ラオスで鉄道に乗る(復路:ウドムサイからビエンチャンへ)
小熊 誠
ラオス人民民主共和国(プロジェクト業務調整)
いよいよ帰るときが来た。また電車に乗る。例のごとく、プラットホームには表示がないので、どこに立ったらいいかわからない(写真1)。しかも、ビエンチャンの駅と違い、プラットホームが狭い上に、車掌は黄色い線より中に入るように高圧的に言い立てるため、大混雑である。そんな中、乗車。ここでもやはり、5人はバラバラ。それはもう諦めるとしても、行きとは異なる車両で、座席表示もわからない。壁に貼られた表示には、「85・86・87」という数字と「90・91・92」という数字が書かれており、間に縦の線が入っている。

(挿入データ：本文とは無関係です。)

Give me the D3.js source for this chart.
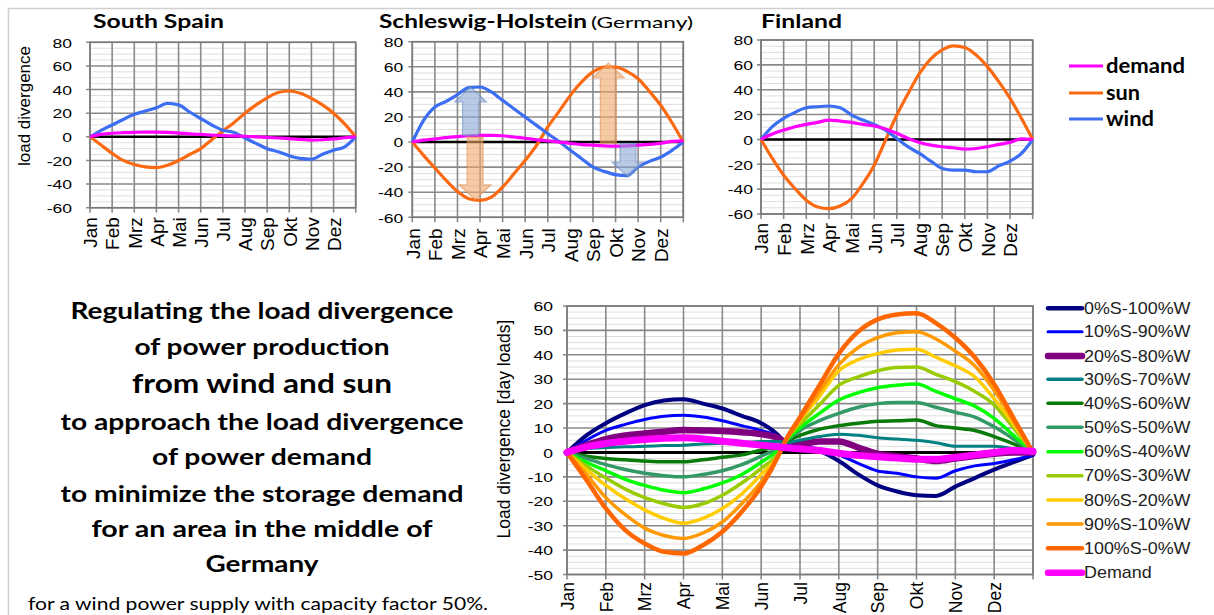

別添の写真を見ていただきたい(写真2)。日本人ならどうだろう。「85・86・87」という数字の人と「90・91・92」の数字の人は対面すると思わないだろうか。つまり、85の前には90の人が座るというふうに。しかし、実際には、縦の線を境に背中合わせに座るのだ。それで、多くの人が間違って座ってしまい、人が乗り込むたびに、席を移動し、いつまで経っても車内は大混雑である(写真3)。そんな中、15時過ぎにようやくウドムサイを出発となった。行きは2時間半くらいの乗車時間だから、17時過ぎに着くことだろう。
到着間近の17時。しかし、まだバンビエンである(写真4)。何時に着くのだろう。誰に聞いてもわからない。車内はWIFIが飛んでいないため、インターネットでも調べようがない。同行したスタッフに聞いても、全く関知せず。結局、17時過ぎにビエンチャンに着くと思いきや、19時過ぎの到着となった。ここでわかったのは、行きも帰りもFast Train(快速)のチケットを旅行会社に依頼したものの、帰りはOrdinary Train(普通)だったのだ。旅行会社を通して買ったのにそんな説明すらない。つくづく、ラオスでは予期せぬことが起きる。
ビエンチャン駅に到着。大混雑の中、駅を出ると、ライトアップされた駅舎の「ナコーンルアン・ビエンチャン、万象」の文字は幻想的でさえあった(写真5)。これで鉄道による出張は終了。すでに日は暮れ、満月が大きく照らし出されている。確かに2月6日は満月の夜であった。古来から月のエネルギーが最大になる満月の夜に、人々は感謝すると言う。ウドムサイでは、13年ぶりに先生方との嬉しい再会を果たすことができた。町はずれの駅から帰る車の中で、今ラオスにいることに感謝をしつつ、いつまでも雄大に映し出されるオレンジ色の満月を一人ずっと眺めていた。『ありがとう、コップチャイドゥ、ラオス』。